Given material -
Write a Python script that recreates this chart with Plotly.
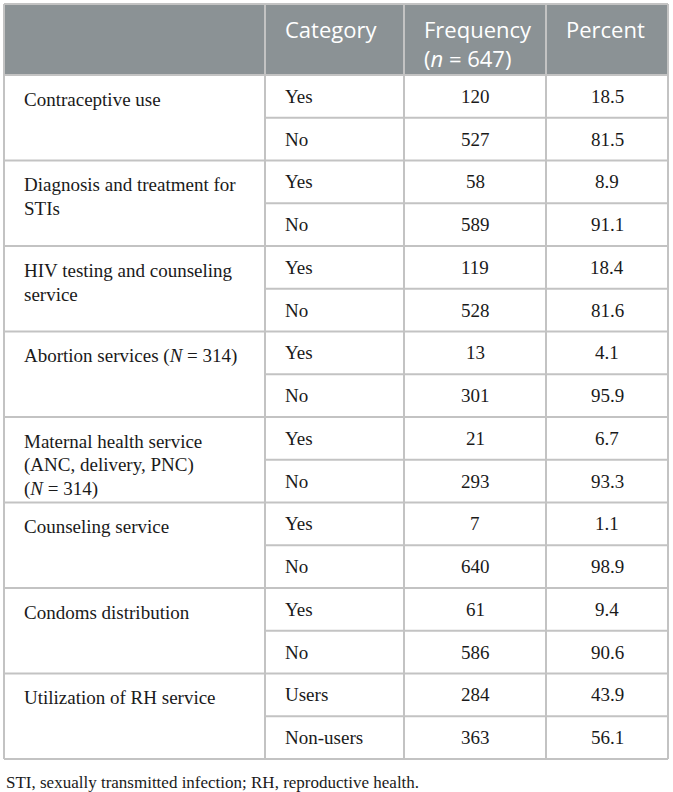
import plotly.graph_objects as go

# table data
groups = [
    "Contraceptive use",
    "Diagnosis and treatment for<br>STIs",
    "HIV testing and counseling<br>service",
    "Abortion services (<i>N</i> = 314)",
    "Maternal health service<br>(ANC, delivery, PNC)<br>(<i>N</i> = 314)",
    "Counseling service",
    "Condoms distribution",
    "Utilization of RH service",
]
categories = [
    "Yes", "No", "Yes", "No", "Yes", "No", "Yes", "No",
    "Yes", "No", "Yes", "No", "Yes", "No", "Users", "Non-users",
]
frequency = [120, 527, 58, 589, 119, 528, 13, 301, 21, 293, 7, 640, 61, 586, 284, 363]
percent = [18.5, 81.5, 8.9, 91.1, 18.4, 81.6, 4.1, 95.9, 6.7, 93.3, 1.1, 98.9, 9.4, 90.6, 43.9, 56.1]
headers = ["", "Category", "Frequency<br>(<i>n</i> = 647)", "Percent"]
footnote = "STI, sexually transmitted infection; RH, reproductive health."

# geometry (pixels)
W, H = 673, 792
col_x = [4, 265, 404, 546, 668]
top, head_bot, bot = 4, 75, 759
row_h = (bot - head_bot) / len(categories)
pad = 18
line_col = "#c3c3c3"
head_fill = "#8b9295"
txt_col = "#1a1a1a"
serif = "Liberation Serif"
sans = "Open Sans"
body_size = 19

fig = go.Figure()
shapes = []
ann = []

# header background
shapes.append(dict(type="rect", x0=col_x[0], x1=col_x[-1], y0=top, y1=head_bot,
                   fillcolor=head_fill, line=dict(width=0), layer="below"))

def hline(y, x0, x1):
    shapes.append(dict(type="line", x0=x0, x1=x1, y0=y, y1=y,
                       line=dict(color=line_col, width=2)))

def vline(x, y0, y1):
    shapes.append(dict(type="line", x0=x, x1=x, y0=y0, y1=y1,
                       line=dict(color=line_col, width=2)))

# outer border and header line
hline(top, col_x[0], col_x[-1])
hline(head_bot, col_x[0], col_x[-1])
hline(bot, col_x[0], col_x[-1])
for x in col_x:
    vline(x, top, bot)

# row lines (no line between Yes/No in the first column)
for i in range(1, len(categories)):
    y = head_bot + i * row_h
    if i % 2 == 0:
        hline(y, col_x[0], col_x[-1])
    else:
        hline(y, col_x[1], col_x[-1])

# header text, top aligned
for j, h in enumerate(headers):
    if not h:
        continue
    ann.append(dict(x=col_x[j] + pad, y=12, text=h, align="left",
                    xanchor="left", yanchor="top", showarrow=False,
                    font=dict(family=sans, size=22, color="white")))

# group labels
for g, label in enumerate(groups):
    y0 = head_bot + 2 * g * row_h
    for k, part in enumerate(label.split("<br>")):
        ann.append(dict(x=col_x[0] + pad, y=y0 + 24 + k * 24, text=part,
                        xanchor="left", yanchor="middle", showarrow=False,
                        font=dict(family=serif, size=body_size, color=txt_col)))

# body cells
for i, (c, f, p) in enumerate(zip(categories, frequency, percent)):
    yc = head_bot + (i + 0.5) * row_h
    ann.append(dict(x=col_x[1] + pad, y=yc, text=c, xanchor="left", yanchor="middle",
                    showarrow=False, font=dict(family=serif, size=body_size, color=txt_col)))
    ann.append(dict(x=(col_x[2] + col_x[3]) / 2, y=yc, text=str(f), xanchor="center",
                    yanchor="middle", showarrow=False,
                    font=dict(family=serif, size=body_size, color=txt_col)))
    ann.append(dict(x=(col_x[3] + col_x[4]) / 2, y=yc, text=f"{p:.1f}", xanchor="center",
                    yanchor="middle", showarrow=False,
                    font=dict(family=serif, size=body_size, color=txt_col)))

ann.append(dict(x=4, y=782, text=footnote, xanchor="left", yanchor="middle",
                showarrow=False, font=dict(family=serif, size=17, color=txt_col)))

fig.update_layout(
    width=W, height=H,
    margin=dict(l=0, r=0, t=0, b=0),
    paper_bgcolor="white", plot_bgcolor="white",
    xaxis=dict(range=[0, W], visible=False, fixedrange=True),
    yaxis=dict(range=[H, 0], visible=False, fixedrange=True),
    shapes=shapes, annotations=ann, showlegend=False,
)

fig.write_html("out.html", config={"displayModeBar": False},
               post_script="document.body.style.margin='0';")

What you need to do -
Give again, word for word, every line from the top of the data through the line with "import plotly.graph_objects as go", both ends included, and exclude the pictures.

Answer to the task -
Write a Python script that recreates this chart with Plotly.
import plotly.graph_objects as go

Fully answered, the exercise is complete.